A boy, maybe 10 or 11, drops off a large paper bag from a neighboring vendor, Le Rendez-Vous. It is filled with baguettes that will be used for Albert’s sausage sandwiches.
A frizzy-haired blonde woman, dressed in yoga pants and a tie-dye shirt, stops by the Meatmen booth to ask Albert if he would like to swap food again.
“Sure. Guavas and blood oranges?”
She nods. A few minutes later, she appears with an overflowing bag.
She leans in and whispers, “We’re selling the farm and moving into a condo near the beach. It’ll be easier. I just can’t keep up anymore. I’m in my 50s.” She is excited, but Albert looks disappointed.
When she leaves, I ask how often he trades food with other sellers and am surprised to learn that this happens at almost every market. “There is certain camaraderie amongst food people,” he says. “But I don’t trade with everyone that asks. Some people are hired employees of the farms. It’s not their food.”
Albert’s first customer is a woman with cropped spiky hair. She has a three-year-old son. The woman and her boy show up every week for Meatmen sandwiches.
“I want a hot dog,” the boy announces.
Albert takes a baguette and scoops a hole in its center, using a metal tong. He serves the extra bread to customers, saying, “A little appetizer!”
Next, he stuffs in a sausage, some sauerkraut, and a squirt of whole-seed mustard.
Albert places the sandwich in the little boy’s hands, then gives him an affectionate wave.
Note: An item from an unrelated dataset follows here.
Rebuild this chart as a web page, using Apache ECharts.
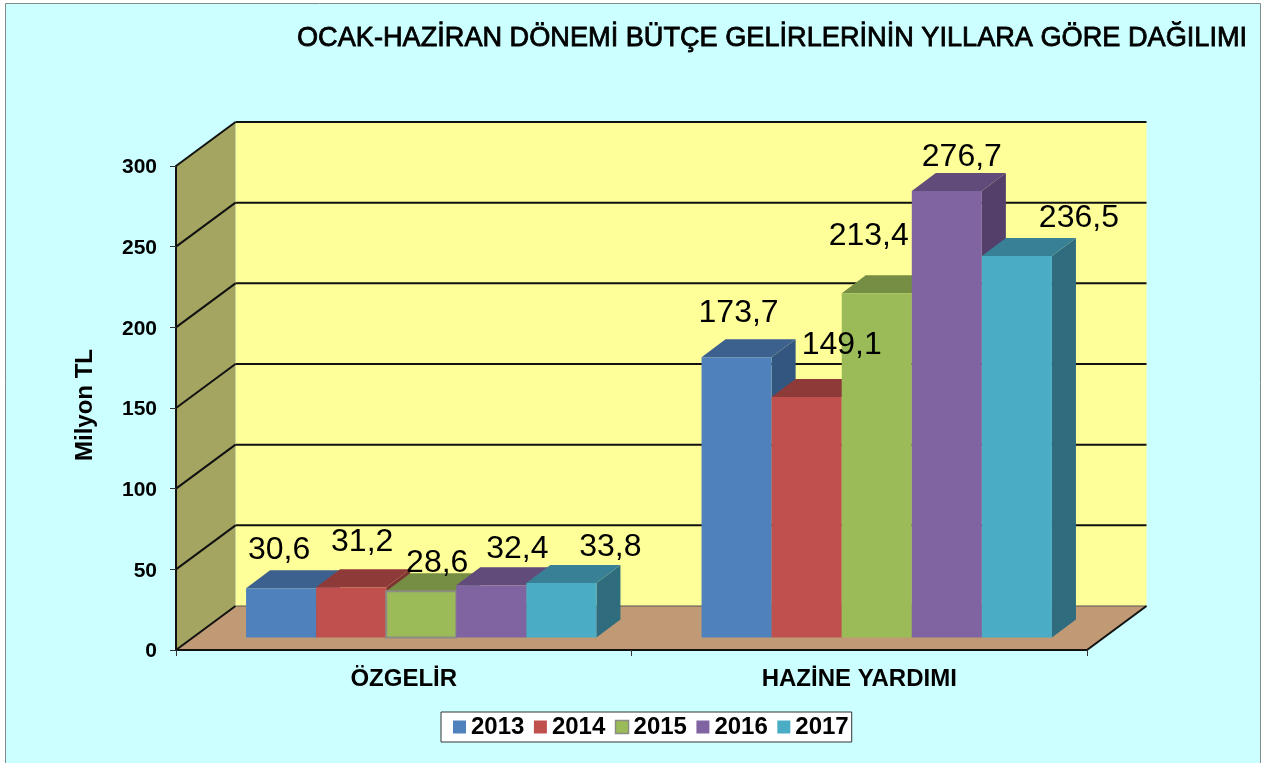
<!DOCTYPE html>
<html>
<head>
<meta charset="utf-8">
<title>Bütçe gelirleri</title>
<script src="https://cdn.jsdelivr.net/npm/echarts@6/dist/echarts.min.js"></script>
<style>
    html, body { margin: 0; padding: 0; background: #fff; }
    #chart { width: 1262px; height: 763px; }
</style>
</head>
<body>
<div id="chart"></div>
<script>
const categories = ['ÖZGELİR', 'HAZİNE YARDIMI'];
const years = ['2013', '2014', '2015', '2016', '2017'];
const values2013 = [30.6, 173.7];
const values2014 = [31.2, 149.1];
const values2015 = [28.6, 213.4];
const values2016 = [32.4, 276.7];
const values2017 = [33.8, 236.5];
const yTicks = [0, 50, 100, 150, 200, 250, 300];

const yearValues = [values2013, values2014, values2015, values2016, values2017];

// renk: on, ust, yan
const barColors = [
    ['#4f81bd', '#3c618f', '#335681'],
    ['#c0504d', '#8e3a38', '#7d3331'],
    ['#9bbb59', '#758e43', '#66793a'],
    ['#8064a2', '#614b7b', '#543f6b'],
    ['#4bacc6', '#388096', '#2f6c7e']
];

// elle yerlestirilmis etiketler, cubuk tepesine gore kayma [x, y]
const labelNudge = [
    [[-2, -38], [2, -44]],
    [[11, -45], [35, -52]],
    [[16, -28], [-8, -57]],
    [[26, -36], [15, -34]],
    [[49, -36], [62, -38]]
];

const WALL_DX = 59.5, WALL_DY = -44;
const BAR_DX = 24, BAR_DY = -18;
const BAR_FRONT_DX = 17.5, BAR_FRONT_DY = -12.5;
const BAR_SLOTS = 6.5;
const FONT = '"Liberation Sans", Arial, sans-serif';

function renderWalls(params, api) {
    const c = params.coordSys;
    const x0 = c.x, x1 = c.x + c.width;
    const y0 = api.coord([0, 0])[1], yTop = api.coord([0, 300])[1];
    const kids = [
        { type: 'polygon', shape: { points: [[x0 + WALL_DX, yTop + WALL_DY], [x1 + WALL_DX, yTop + WALL_DY], [x1 + WALL_DX, y0 + WALL_DY], [x0 + WALL_DX, y0 + WALL_DY]] }, style: { fill: '#ffff99' } },
        { type: 'polygon', shape: { points: [[x0, yTop], [x0 + WALL_DX, yTop + WALL_DY], [x0 + WALL_DX, y0 + WALL_DY], [x0, y0]] }, style: { fill: '#a5a562' } },
        { type: 'polygon', shape: { points: [[x0, y0], [x0 + WALL_DX, y0 + WALL_DY], [x1 + WALL_DX, y0 + WALL_DY], [x1, y0]] }, style: { fill: '#c09a74' } }
    ];
    yTicks.forEach(t => {
        const y = api.coord([0, t])[1];
        const line = (a, b, c2, d, w) => ({ type: 'line', shape: { x1: a, y1: b, x2: c2, y2: d }, style: { stroke: t === 0 && w === 1 ? '#555' : '#111', lineWidth: w } });
        kids.push(line(x0, y, x0 + WALL_DX, y + WALL_DY, 2));
        kids.push(line(x0 + WALL_DX, y + WALL_DY, x1 + WALL_DX, y + WALL_DY, t === 0 ? 1 : 2));
    });
    kids.push({ type: 'line', shape: { x1: x1, y1: y0, x2: x1 + WALL_DX, y2: y0 + WALL_DY }, style: { stroke: '#111', lineWidth: 2 } });
    return { type: 'group', children: kids };
}

function barGeometry(api, cat, value, yearIdx) {
    const band = api.size([1, 0])[0];
    const w = band / BAR_SLOTS;
    const top = api.coord([cat, value]);
    const base = api.coord([cat, 0]);
    const left = top[0] - 2.5 * w + BAR_FRONT_DX + yearIdx * w;
    return { left: left, right: left + w, top: top[1] + BAR_FRONT_DY, bottom: base[1] + BAR_FRONT_DY, w: w };
}

function renderBar(yearIdx) {
    return function (params, api) {
        const g = barGeometry(api, api.value(0), api.value(1), yearIdx);
        const col = barColors[yearIdx];
        // 2015 OZGELIR cubugunda gri cerceve var
        const framed = yearIdx === 2 && api.value(0) === 0;
        return {
            type: 'group',
            children: [
                { type: 'polygon', shape: { points: [[g.right, g.top], [g.right + BAR_DX, g.top + BAR_DY], [g.right + BAR_DX, g.bottom + BAR_DY], [g.right, g.bottom]] }, style: { fill: col[2] } },
                { type: 'polygon', shape: { points: [[g.left, g.top], [g.left + BAR_DX, g.top + BAR_DY], [g.right + BAR_DX, g.top + BAR_DY], [g.right, g.top]] }, style: { fill: col[1] } },
                { type: 'rect', shape: { x: g.left, y: g.top, width: g.w, height: g.bottom - g.top }, style: framed ? { fill: col[0], stroke: '#8c8c84', lineWidth: 2 } : { fill: col[0] } }
            ]
        };
    };
}

function renderLabel(params, api) {
    const cat = api.value(0), value = api.value(1), yearIdx = api.value(2);
    const g = barGeometry(api, cat, value, yearIdx);
    const nudge = labelNudge[yearIdx][cat];
    return {
        type: 'text',
        x: g.left + g.w / 2 + nudge[0],
        y: g.top + nudge[1],
        style: {
            text: String(value).replace('.', ','),
            fill: '#000',
            fontSize: 32,
            fontFamily: FONT,
            align: 'center',
            verticalAlign: 'middle'
        }
    };
}

const barSeries = years.map((year, i) => ({
    name: year,
    type: 'custom',
    coordinateSystem: 'cartesian2d',
    z: 3 + i,
    silent: true,
    itemStyle: { color: barColors[i][0] },
    encode: { x: 0, y: 1 },
    data: yearValues[i].map((v, c) => [c, v]),
    renderItem: renderBar(i)
}));

const labelData = [];
yearValues.forEach((vals, i) => vals.forEach((v, c) => labelData.push([c, v, i])));

const option = {
    animation: false,
    backgroundColor: '#fff',
    textStyle: { fontFamily: FONT },
    graphic: [{
        type: 'rect',
        z: -1,
        shape: { x: 5.5, y: 3.5, width: 1255, height: 775 },
        style: { fill: '#ccffff', stroke: '#7f8a8a', lineWidth: 1 }
    }],
    title: {
        text: 'OCAK-HAZİRAN DÖNEMİ BÜTÇE GELİRLERİNİN YILLARA GÖRE DAĞILIMI',
        left: 297,
        top: 25,
        padding: 0,
        textStyle: { color: '#000', fontSize: 27.15, fontWeight: 'normal', fontFamily: FONT, textBorderColor: '#000', textBorderWidth: 0.8 }
    },
    legend: {
        left: 441,
        top: 712,
        padding: [3, 3, 3, 12],
        itemWidth: 13,
        itemHeight: 13,
        itemGap: 9.5,
        icon: 'rect',
        backgroundColor: '#fff',
        borderColor: '#333',
        borderWidth: 1,
        borderRadius: 0,
        selectedMode: false,
        textStyle: { color: '#000', fontSize: 24, fontWeight: 'bold', fontFamily: FONT },
        data: years.map((year, i) => i === 2
            ? { name: year, itemStyle: { borderColor: '#8c8c84', borderWidth: 1.5 } }
            : { name: year })
    },
    grid: { left: 176, top: 166, width: 911, height: 484 },
    xAxis: {
        type: 'category',
        data: categories,
        z: 9,
        axisLine: { lineStyle: { color: '#111', width: 2 } },
        axisTick: { show: true, length: 6, lineStyle: { color: '#333', width: 1 } },
        axisLabel: { color: '#000', fontSize: 24, fontWeight: 'bold', margin: 17, fontFamily: FONT }
    },
    yAxis: {
        type: 'value',
        min: 0,
        max: 300,
        interval: 50,
        z: 9,
        name: 'Milyon TL',
        nameLocation: 'middle',
        nameGap: 79,
        nameTextStyle: { color: '#000', fontSize: 24, fontWeight: 'bold', fontFamily: FONT, padding: [0, 0, 0, 6] },
        splitLine: { show: false },
        axisLine: { show: true, lineStyle: { color: '#111', width: 2 } },
        axisTick: { show: true, length: 6, lineStyle: { color: '#333', width: 1 } },
        axisLabel: { color: '#000', fontSize: 21, fontWeight: 'bold', margin: 19, fontFamily: FONT, verticalAlign: 'top', lineHeight: 3 }
    },
    series: [
        { type: 'custom', coordinateSystem: 'cartesian2d', z: 1, silent: true, data: [[0, 0]], encode: { x: 0, y: 1 }, renderItem: renderWalls }
    ].concat(barSeries, [
        { type: 'custom', coordinateSystem: 'cartesian2d', z: 12, silent: true, data: labelData, encode: { x: 0, y: 1 }, renderItem: renderLabel }
    ])
};

const chart = echarts.init(document.getElementById('chart'));
chart.setOption(option);
window.addEventListener('resize', () => chart.resize());
</script>
</body>
</html>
The boy’s mom thanks Albert for her “weekly fix.”
More people show up. Most buy sandwiches or the four-packs of sausages that go for $8. Throughout the day, Albert makes a few salami sales, though not nearly as many as the sausages.
Albert has given his salamis names like: the Naughty Constable, the Juicy Scandal, and the Tasty Treason. His sign reads: “$8 a chub.”
A couple giggles over the sign. “It’s phallic, huh,” Albert says.
A woman buys a Juicy Scandal and a Naughty Constable as Valentine’s Day gifts for her boyfriend. Albert goes along with the gag. “I’m going to put a big red heart sticker on these and write, ‘Enjoy.’” The woman chuckles. Albert laughs, too. “I’m here for all your Valentine’s needs.”